Data providers make their data available via ftp sites, webpages and satellite communications, which are open to being harvested and incorporated into data portals and systems that might not collect associated metadata and documentation. Sea level data have been distributed via international portals, claiming to be quality controlled, when no QC has been performed on the original data and the processes cannot be replicated. We need to link the quality control procedures and version information to data so that they cannot be separated. When a user downloads data from a portal, they need to know what modifications have been made to that series and if it is considered the best version available. Some portals provide composite series where data from multiple synchronous or neighbouring sensors have been merged to create a single dataset. This can have its uses, but the user needs to be made aware that this has occurred so they can make an informed decision about whether the series is suitable for their application.
Over time, a tide gauge can be relocated around a harbour, and providing the data can always be connected to consistent benchmarks, an unbroken time series can be produced. We need to know if the same sensors have been moved from one position to another, or whether new sensors have been installed when the gauge moves. Sensors are also moved between tide gauge locations. In the UK, the Digiquartz® sensors that are part of the bubbler gauges have been switched between various sites. This has also happened at some Spanish tide gauges, where the radar sensor at one site has been relocated to a new station. We need to keep track of the movements of sensors, as when calibration issues arise, we may need to apply corrections to the datasets at multiple locations.

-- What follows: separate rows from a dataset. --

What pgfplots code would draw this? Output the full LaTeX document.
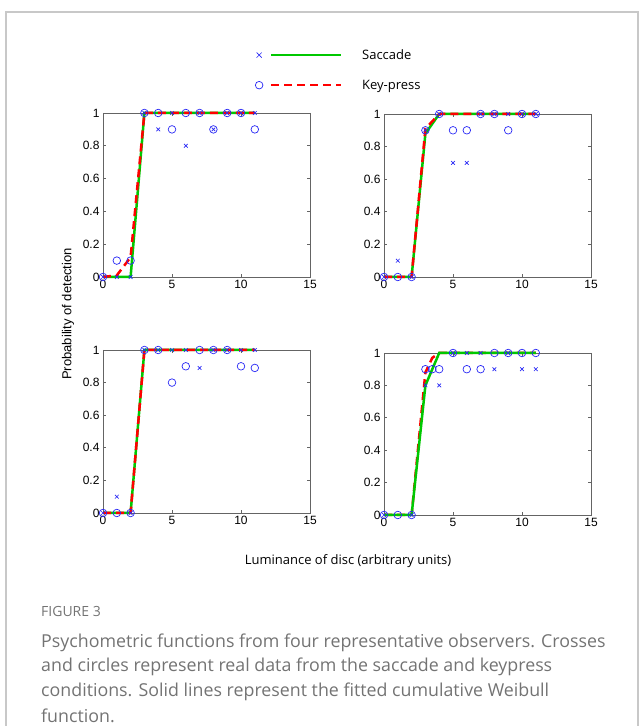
\documentclass[border=0pt]{standalone}
\usepackage{pgfplots}
\pgfplotsset{compat=1.18}
\usepackage{fontspec}
\setmainfont{Liberation Sans}
\newfontfamily\lblfont{Open Sans}
\newfontfamily\capfont{Open Sans}
\definecolor{mblue}{RGB}{40,40,245}
\definecolor{mgreen}{RGB}{0,200,0}
\definecolor{mred}{RGB}{255,0,0}
\definecolor{axgray}{RGB}{100,100,100}
\definecolor{capgray}{RGB}{115,115,115}
\definecolor{framegray}{RGB}{200,200,200}

\pgfplotsset{
  panel/.style={
    scale only axis, width=207pt, height=164pt,
    xmin=0,xmax=15,ymin=0,ymax=1,
    xtick={0,5,10,15}, ytick={0,0.2,0.4,0.6,0.8,1},
    axis line style={axgray, line width=0.7pt},
    tick style={axgray, line width=0.7pt},
    major tick length=3pt,
    tick align=inside,
    ticklabel style={font=\fontsize{12}{14}\selectfont, text=black},
    /pgf/number format/assume math mode=true,
    clip=false,
    anchor=north west,
  },
  sac/.style={only marks, mark=x, mark size=2.6pt, color=mblue, mark options={line width=0.7pt}},
  key/.style={only marks, mark=o, mark size=3.8pt, color=mblue, mark options={line width=0.7pt}},
  gfit/.style={mgreen, line width=2.5pt, no marks},
  rfit/.style={mred, line width=2.5pt, no marks, dash pattern=on 8pt off 5pt},
}

\begin{document}
\begin{tikzpicture}[x=1pt,y=1pt]
\useasboundingbox (0,0) rectangle (644,726);
\draw[framegray, line width=1.2pt] (6,-5) -- (6,714) -- (638,714) -- (638,-5);

% Top-left
\begin{axis}[panel, at={(103pt,613pt)},
  legend style={at={(axis description cs:0.7343,1.2622)}, anchor=west, draw=none, fill=none,
    inner sep=0pt, outer sep=0pt, row sep=19pt, nodes={inner sep=0pt},
    font=\lblfont\fontsize{13}{15}\selectfont},
  legend cell align=left]
\addlegendimage{legend image code/.code={
  \draw[mblue, line width=0.7pt] (-2.6pt,-2.6pt) -- (2.6pt,2.6pt) (-2.6pt,2.6pt) -- (2.6pt,-2.6pt);
  \draw[mgreen, line width=2.5pt, solid] (12pt,0pt) -- (82pt,0pt);
  \path[draw=none] (-3pt,0pt) -- (103pt,0pt);
}}
\addlegendentry{Saccade}
\addlegendimage{legend image code/.code={
  \draw[mblue, line width=0.7pt, solid] (0pt,0pt) circle (3.8pt);
  \draw[mred, line width=2.5pt, dash pattern=on 8pt off 5pt] (12pt,0pt) -- (82pt,0pt);
  \path[draw=none] (-3pt,0pt) -- (103pt,0pt);
}}
\addlegendentry{Key-press}
\addplot[gfit, forget plot] coordinates {(0,0)(1,0)(2,0)(3,1)(4,1)(5,1)(6,1)(7,1)(8,1)(9,1)(10,1)(11,1)};
\addplot[rfit, forget plot] coordinates {(0,0)(1,0.01)(2,0.12)(3,1)(4,1)(5,1)(6,1)(7,1)(8,1)(9,1)(10,1)(11,1)};
\addplot[sac, forget plot] coordinates {(0,0)(1,0)(2,0)(3,1)(4,0.9)(5,1)(6,0.8)(7,1)(8,0.9)(9,1)(10,1)(11,1)};
\addplot[key, forget plot] coordinates {(0,0)(1,0.1)(2,0.1)(3,1)(4,1)(5,0.9)(6,1)(7,1)(8,0.9)(9,1)(10,1)(11,0.9)};
\end{axis}

% Top-right
\begin{axis}[panel, at={(384pt,612pt)}, height=163pt]
\addplot[gfit] coordinates {(0,0)(1,0)(2,0)(3,0.88)(4,1)(5,1)(6,1)(7,1)(8,1)(9,1)(10,1)(11,1)};
\addplot[rfit] coordinates {(0,0)(1,0)(2,0)(3,0.91)(4,1)(5,1)(6,1)(7,1)(8,1)(9,1)(10,1)(11,1)};
\addplot[sac] coordinates {(0,0)(1,0.1)(2,0)(3,0.9)(4,1)(5,0.7)(6,0.7)(7,1)(8,1)(9,1)(10,1)(11,1)};
\addplot[key] coordinates {(0,0)(1,0)(2,0)(3,0.9)(4,1)(5,0.9)(6,0.9)(7,1)(8,1)(9,0.9)(10,1)(11,1)};
\end{axis}

% Bottom-left
\begin{axis}[panel, at={(103pt,376pt)}, height=163pt]
\addplot[gfit] coordinates {(0,0)(1,0)(2,0)(3,1)(4,1)(5,1)(6,1)(7,1)(8,1)(9,1)(10,1)(11,1)};
\addplot[rfit] coordinates {(0,0)(1,0)(2,0)(3,1)(4,1)(5,1)(6,1)(7,1)(8,1)(9,1)(10,1)(11,1)};
\addplot[sac] coordinates {(0,0)(1,0.1)(2,0)(3,1)(4,1)(5,1)(6,1)(7,0.89)(8,1)(9,1)(10,1)(11,1)};
\addplot[key] coordinates {(0,0)(1,0)(2,0)(3,1)(4,1)(5,0.8)(6,0.9)(7,1)(8,1)(9,1)(10,0.9)(11,0.89)};
\end{axis}

% Bottom-right
\begin{axis}[panel, at={(384pt,373pt)}, height=162pt]
\addplot[rfit] coordinates {(0,0)(1,0)(2,0)(3,0.88)(3.5,0.97)(4,1)(5,1)(6,1)(7,1)(8,1)(9,1)(10,1)(11,1)};
\addplot[gfit] coordinates {(0,0)(1,0)(2,0)(3,0.8)(4,1)(5,1)(6,1)(7,1)(8,1)(9,1)(10,1)(11,1)};
\addplot[sac] coordinates {(0,0)(2,0)(3,0.8)(4,0.8)(5,1)(6,1)(7,1)(8,0.9)(9,1)(10,0.9)(11,0.9)};
\addplot[key] coordinates {(0,0)(1,0)(2,0)(3,0.9)(3.5,0.9)(4,0.9)(5,1)(6,0.9)(7,0.9)(8,1)(9,1)(10,1)(11,1)};
\end{axis}

\node[rotate=90, font=\fontsize{13}{15}\selectfont] at (68,412) {Probability of detection};
\node[font=\lblfont\fontsize{13}{15}\selectfont] at (348,165) {Luminance of disc (arbitrary units)};
\node[anchor=base west, text=capgray, font=\capfont\fontsize{14}{16}\selectfont, inner sep=0pt] at (41,109) {FIGURE 3};
\node[anchor=base west, text=capgray, align=left, font=\capfont\fontsize{17.8}{25}\selectfont, inner sep=0pt] at (41,4)
  {Psychometric functions from four representative observers. Crosses\\
   and circles represent real data from the saccade and keypress\\
   conditions. Solid lines represent the fitted cumulative Weibull\\
   function.};
\end{tikzpicture}
\end{document}
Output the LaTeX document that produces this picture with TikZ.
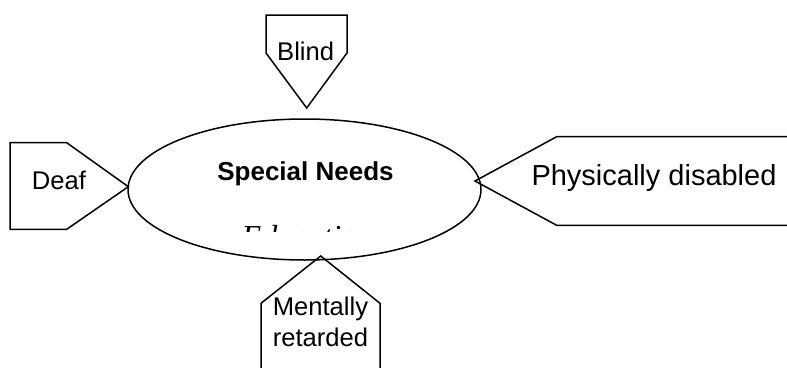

We have identified an issue with data harvesting portals not supplying the proper accreditation with the data they distribute. If a site has obtained the data from third party, the data can be labelled as originating from that third party. This is frustrating for the actual funders of the dataset, as they are not properly able to track the impact of their data. Users of the data will also have difficulty tracing the correct people to contact if they have a query about the dataset. We need to improve the metadata available to ensure that the funders, creators, suppliers, curators etc. of the data are given proper credit and are traceable/contactable.
We need to make sure that we create comprehensive usage and lineage metadata, stored with a dataset, so that users can have confidence in the reuse of those data but also that those involved with the production of that dataset are given the proper credit.
Here we describe a core set of metadata needed to describe and identify both a station and a sensor. We have attempted to use properties and sub-properties from the DataCite metadata schema.
Station
*NB. PID may include URL to a controlled vocabulary term
Identifier | Occurrence (The number of times the identifier can be used) | Description | Format |
Creator | 0..n | The organisation primarily responsible for operating the station. Multiple creators may be listed where responsibility is split between two or more organisation. For example, the station on Tarawa Atoll is operated by the Australian Bureau of Meteorology and the Kiribati Met Office | Text or PID* |
Title | 1 | A descriptive name of the location, e.g. “Liverpool, Gladstone Dock”. | Text |
Publisher | 1 | The organisation issuing the persistent identifier. | Text or PID |
PublicationYear | 1 | The year the identifier was issued. | date |
ResourceType | 1 | Other / Water Level Station
|
Controlled list of values |
Contributor | 0..n | Other people or organisations involved in the operation of the site: for example funding agencies, data distributors or site owners. The nature of the contribution will be defined by the sub-property “contributorType”.
|
Text or PID |
ContributorType | 0..n | Qualification of “Contributor” | Text or PID |
GeoLocation | 1 | The geographic coordinates of the station. | Text |
Sensor
Identifier | Occurrence (The number of times the identifier can be used) | Description | Format |
Creator | 0..n | The manufacturer of the instrument.
|
Text or PID |
Title | 1 | A name identifying the instrument: e.g., “Digiquartz Sensor Model XYZ Serial Number 12345” | Text |
Publisher | 1 | The organisation issuing the persistent identifier. | Text or PID |
PublicationYear | 1 | The year the identifier was issued. | date |
ResourceType | 1 | PhysicalObject / Water Level Sensor | Controlled list of values |
Contributor | 0..n | Other involved organisations, such as the owner. The nature of the contribution will be defined by the sub-property “contributorType”. | Text or PID |
ContributorType | 0..n | Qualification of “Contributor” | Text or PID |
Description | 0..1 | Further information about the sensor. Ideally a link to a standardized description of the sensor (e.g. SensorML). | Text, PID, URL |